David Maurstad will resign as the assistant administrator for mitigation and administrator of the National Flood Insurance Program for the Federal Emergency Management Agency on Sept. 13.
“It was time to wrap up with FEMA and move on,” Maurstad said Thursday morning. “It’s been a very challenging time to be involved with FEMA, but it’s been very rewarding.”
The Beatrice native joined FEMA nearly seven years ago after being appointed to the job by the Bush administration. He started work as Region 8 director. Region 8 includes Colorado, Montana, North Dakota, South Dakota, Utah and Wyoming.
Maurstad was the senior FEMA official on hand for the 2002 Winter Olympics in Salt Lake City.
His office was in the Denver Federal Center in Denver.
In June 2004, Maurstad moved to Washington, D.C., as acting assistant administrator for mitigation before being named assistant administrator. During his tenure, the Mitigation Directorate has faced a number of storms, and has also been transformed into a world-class, outcome-based organization, said Mitigation Directorate Administrator R. David Paulison.
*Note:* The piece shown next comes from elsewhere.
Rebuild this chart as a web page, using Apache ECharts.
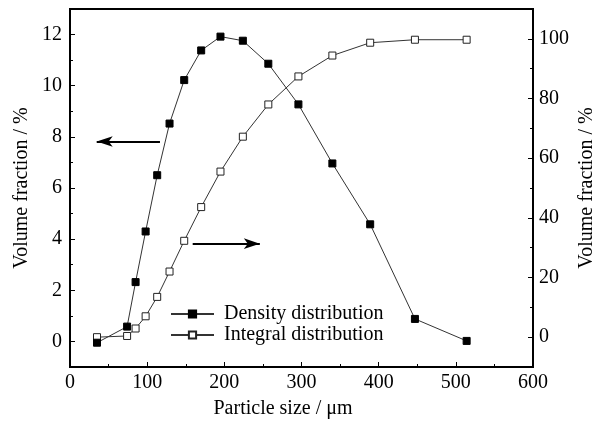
<!DOCTYPE html>
<html>
<head>
<meta charset="utf-8">
<script src="https://cdn.jsdelivr.net/npm/echarts@6/dist/echarts.min.js"></script>
<style>
  html, body { margin: 0; padding: 0; background: #fff; }
  #chart { width: 607px; height: 421px; }
</style>
</head>
<body>
<div id="chart"></div>
<script>
// particle size (um)
const sizes = [35, 74, 85, 98, 113, 129, 148, 170, 195, 224, 257, 296, 340, 389, 447, 514]
// density distribution, volume fraction %
const density = [-0.05, 0.58, 2.32, 4.30, 6.50, 8.52, 10.22, 11.38, 11.92, 11.76, 10.86, 9.27, 6.96, 4.58, 0.88, 0.02]
// integral distribution, volume fraction %
const integral = [0.0, 0.4, 2.9, 7.0, 13.5, 22.0, 32.3, 43.6, 55.5, 67.2, 78.0, 87.4, 94.4, 98.7, 99.7, 99.7]

// tick values
const leftTicks = [0, 2, 4, 6, 8, 10, 12]
const leftMinor = [1, 3, 5, 7, 9, 11]
const rightTicks = [0, 20, 40, 60, 80, 100]
const rightMinor = [10, 30, 50, 70, 90]

const FONT = 'Liberation Serif'
const textStyle = { fontFamily: FONT, fontSize: 20, color: '#000' }

const chart = echarts.init(document.getElementById('chart'))

function valueAxis(opt) {
  return Object.assign({
    type: 'value',
    nameMoveOverlap: false,
    splitLine: { show: false },
    axisLine: { show: true, onZero: false, lineStyle: { color: '#000', width: 2 } },
    axisTick: { show: true, inside: true, length: 5, lineStyle: { color: '#000', width: 1 } },
    axisLabel: Object.assign({ margin: 7 }, textStyle),
    nameTextStyle: textStyle,
  }, opt)
}

// axis used only to draw minor ticks
function minorAxis(position, min, max, values) {
  return {
    type: 'value',
    position,
    min,
    max,
    splitLine: { show: false },
    axisLine: { show: false },
    axisLabel: { show: false },
    axisTick: { show: true, inside: true, length: 3, customValues: values, lineStyle: { color: '#000', width: 1 } },
  }
}

const pts = (ys) => sizes.map((x, i) => [x, ys[i]])

chart.setOption({
  animation: false,
  backgroundColor: '#fff',
  grid: {
    left: 70, right: 74, top: 9, bottom: 54,
    outerBoundsMode: 'none',
    show: true, borderColor: '#000', borderWidth: 2,
  },
  legend: {
    left: 170, top: 304, padding: 0,
    orient: 'vertical',
    itemWidth: 43, itemHeight: 9, itemGap: 1,
    textStyle: Object.assign({ padding: [0, 0, 0, 5] }, textStyle),
    data: ['Density distribution', 'Integral distribution'],
  },
  xAxis: valueAxis({
    min: 0, max: 600, interval: 100,
    name: 'Particle size / μm',
    nameLocation: 'middle',
    nameGap: 32,
    nameTextStyle: Object.assign({ padding: [0, 37, 0, 0] }, textStyle),
    axisLabel: Object.assign({ margin: 6 }, textStyle),
    minorTick: { show: true, splitNumber: 2, length: 3, lineStyle: { color: '#000', width: 1 } },
  }),
  yAxis: [
    valueAxis({
      position: 'left', min: -1, max: 13,
      name: 'Volume fraction / %', nameLocation: 'middle', nameGap: 38,
      axisTick: { show: true, inside: true, length: 5, customValues: leftTicks, lineStyle: { color: '#000', width: 1 } },
      axisLabel: Object.assign({ margin: 8, customValues: leftTicks }, textStyle),
    }),
    valueAxis({
      position: 'right', min: -10, max: 110,
      name: 'Volume fraction / %', nameLocation: 'middle', nameGap: 44,
      axisTick: { show: true, inside: true, length: 5, customValues: rightTicks, lineStyle: { color: '#000', width: 1 } },
      axisLabel: Object.assign({ margin: 6, customValues: rightTicks }, textStyle),
    }),
    minorAxis('left', -1, 13, leftMinor),
    minorAxis('right', -10, 110, rightMinor),
  ],
  series: [
    {
      name: 'Integral distribution',
      type: 'line',
      yAxisIndex: 1,
      data: pts(integral),
      symbol: 'rect',
      symbolSize: 7,
      lineStyle: { color: '#333', width: 1 },
      itemStyle: { color: '#fff', borderColor: '#222', borderWidth: 1 },
      markLine: {
        silent: true,
        symbol: ['none', 'arrow'],
        symbolSize: [8, 16],
        label: { show: false },
        lineStyle: { color: '#000', width: 2, type: 'solid' },
        data: [[{ coord: [159, 31.35] }, { coord: [246, 31.35] }]],
      },
    },
    {
      name: 'Density distribution',
      type: 'line',
      yAxisIndex: 0,
      data: pts(density),
      symbol: 'rect',
      symbolSize: 7,
      lineStyle: { color: '#333', width: 1 },
      itemStyle: { color: '#000', borderColor: '#000', borderWidth: 1 },
      markLine: {
        silent: true,
        symbol: ['none', 'arrow'],
        symbolSize: [8, 16],
        label: { show: false },
        lineStyle: { color: '#000', width: 2, type: 'solid' },
        data: [[{ coord: [116.6, 7.82] }, { coord: [34.6, 7.82] }]],
      },
    },
  ],
})
</script>
</body>
</html>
Maurstad joined the Mitigation Directorate when the agency, and the National Flood Insurance Program in particular, was under fire for the agency’s response to Hurricane Isabel. During that same year, the program faced the record-breaking 2004 hurricane season in Florida, which was followed by the extraordinary challenges of the 2005 hurricane triumvirate: Katrina, Rita and Wilma, Paulison said in announcing Maurstad’s resignation.
After the three hurricanes, he said, 250 million claims were filed with the Flood Insurance Program.
“The National Flood insurance program has been under a lot of pressure with those two events,” Maurstad said Thursday.
Since then, Paulison said, the Mitigation Directorate has updated and digitized the nation's flood maps, administered the Hazard Mitigation Grant Program and developed quick and creative solutions to help the Gulf Coast recover as quickly as possible.
Now, he said, more than 16,000 communities have created mitigation plans and more than 1 million more people have chosen to protect themselves from flooding through flood insurance.
In addition, the Mitigation Directorate has refocused America's attention on failing levee systems and supported thousands of grants for safe rooms and building hardening and elevations and acquisitions, Paulison said. It has made people more aware of the risk of earthquakes and wildfires and taught them how to better protect themselves.
“It’s almost an understatement that the years since 9/11 have been interesting for FEMA, and, of course, America,” Maurstad said. “It was a very dynamic time to be working with folks with FEMA who are very dedicated to work with America.”
Before working with FEMA, Maurstad was Beatrice mayor from 1991 to 1994. He also owned an insurance company in Beatrice. He was a state senator from 1995 to 1998 and lieutenant governor from January 1999 to October 2001.
Maurstad would not say what his plans are, other than to say he’ll return to the private sector. He did say he and his wife, Karen, will take a well-deserved vacation.